Thinking about it once again, the infill continuity could be improved in the new rectilinear2 infill by extending the infill line at both sides. Currently my code extends the infill line at a single end only.

[JeffreyRodriguez]

For large complex parts, connecting infill lines would go a long way - In the old version I noticed a lot of <retract, lift, move, restart> operations that could have been contiguous.

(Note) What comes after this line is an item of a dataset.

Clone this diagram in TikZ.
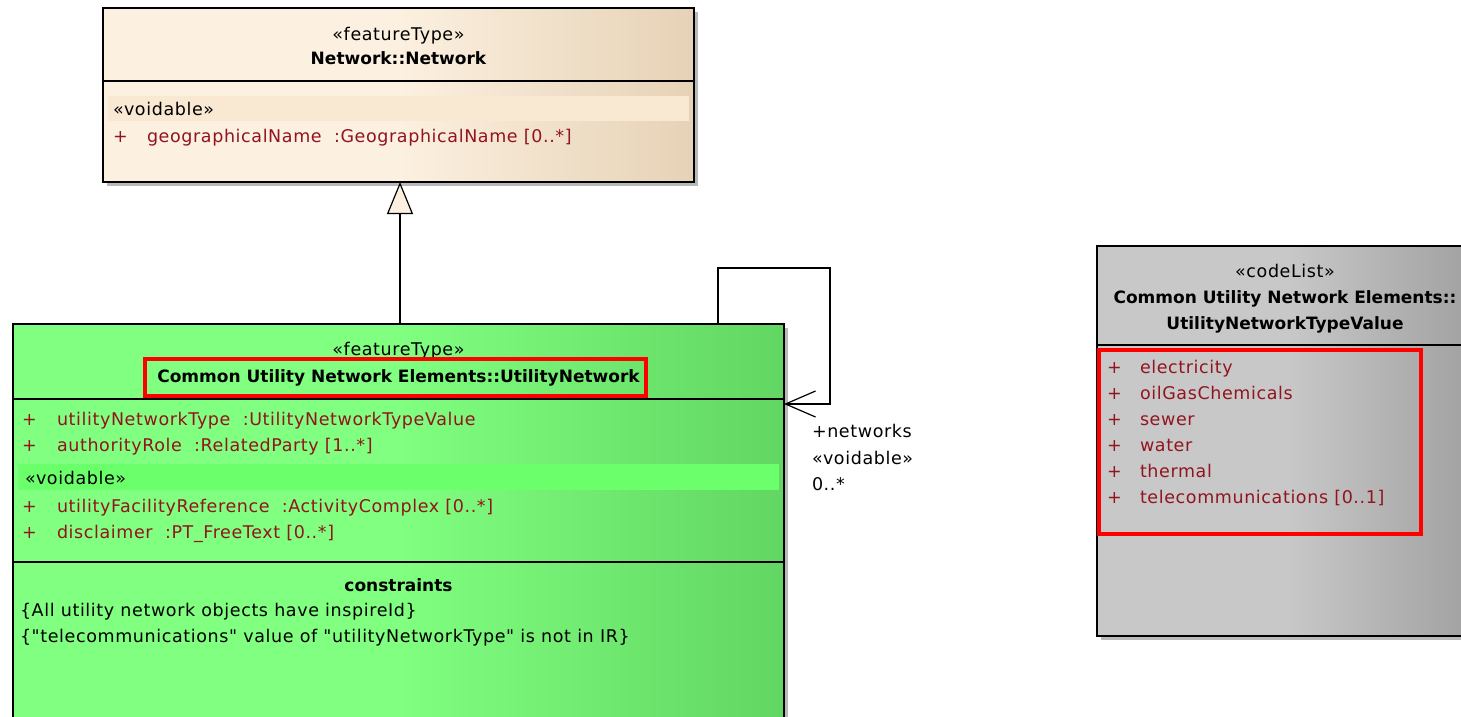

If rectilinear2 has improved half of that, it might go a long way to finish the other half. I still need to get round to running a dev build of Slic3r personally - Still on 1.2.9 release.

[lordofhyphens]

@JeffreyRodriguez On Windows, there's currently the bintray builds, which replaced rectilinear with rectilinear2.

[JeffreyRodriguez]

@lordofhyphens - Alas - Linux :)

I'm also running into a problem that segfaults unless I disable the plater - but that's literally another issue.

[lordofhyphens]

@JeffreyRodriguez Really? Weird. I do my dev work on linux. Feel free to open up a new issue, but my gut feeling is "disable background processing and see what happens".

[lordofhyphens]

@JeffreyRodriguez https://bintray.com/lordofhyphens/Slic3r/download_file?file_path=slic3r.zip if you want to give it a try (I just did a one-off package from my dev system, no guarantees if it doesn't work ^^;)

Was built on a Debian Linux system with perl 5.20.2, 64-bit.